Buyers should use the same criteria as they would for block based SAN: will it perform? does it adequately protect my data? is it expandable should there be growth? and does the application vendor support the NAS implementation of the product satisfactorily?

Are combined NAS/SAN environments a trend for the enterprise segment, are they here to stay? Or is it just a stopgap measure to combat the current data explosion?

 In our opinion, they are here to stay. The flexibility they offer removes several issues associated with separate NAS and SAN systems. Capacity can be better utilized by sharing the same pool of disks. With modern unified systems, performance is not compromised; in fact, it may be improved due to combining separate SAN and NAS disk counts into a larger pool of disks for both.
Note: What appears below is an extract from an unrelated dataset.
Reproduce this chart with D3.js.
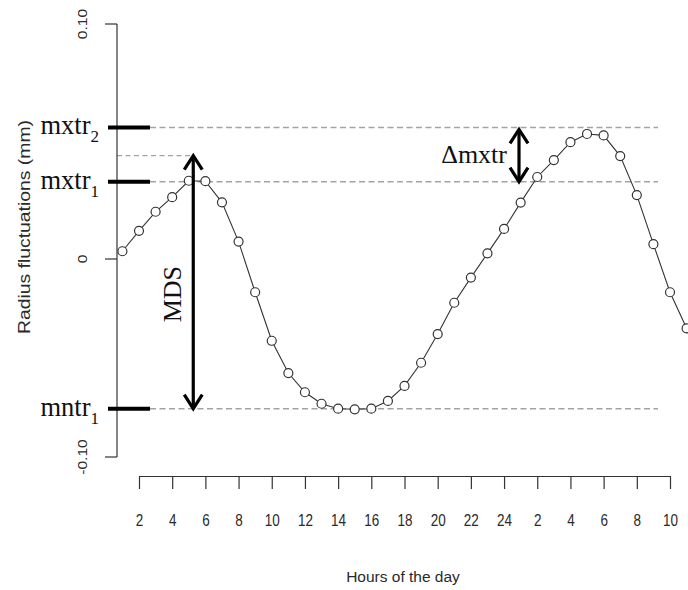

With a move to virtualization and cloud storage, which tend to benefit more from NAS than from SAN, enterprises can fix today’s problems and have the flexibility to cope with tomorrow requirements. Unified systems avoid the need and eliminate the overheads of silos of storage.
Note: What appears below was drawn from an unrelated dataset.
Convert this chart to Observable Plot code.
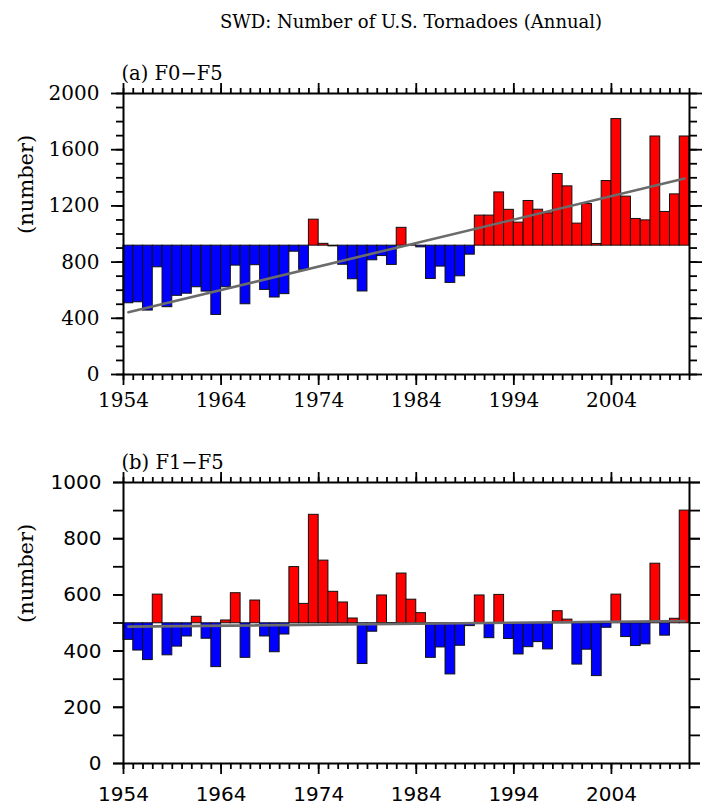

What technology developments can CIOs and IT planners expect in the next two to three years regarding NAS?

Virtualization and scalability are the two big upcoming trends in which NAS will make the biggest impact. From a connectivity perspective, the cost reduction of 10Gb Ethernet, 10Gbe connectivity down on the client motherboard, and link aggregation of four 10Gbe ports deliver the potential for up to 5GB/sec bandwidth.  The advent of 40Gb Ethernet switches and storage systems supporting NFSv4.1 (which includes parallel NFS) will deliver scale-out capabilities not available with any storage solutions today, as well as a native feature set including the integration of the management communication infrastructure into the file system with file state change awareness and meta data attribute support. Add to that Hypervisor awareness of snapshots, replication and data deduplication and you get an enormously strong storage value proposition for cloud and virtual server environments.

The answers were provided by the co-chairs of the SNIA’s Ethernet Storage Forum NFS Special Interest Group (SIG), Alex McDonald, NetApp and Don Grabski, Panasas.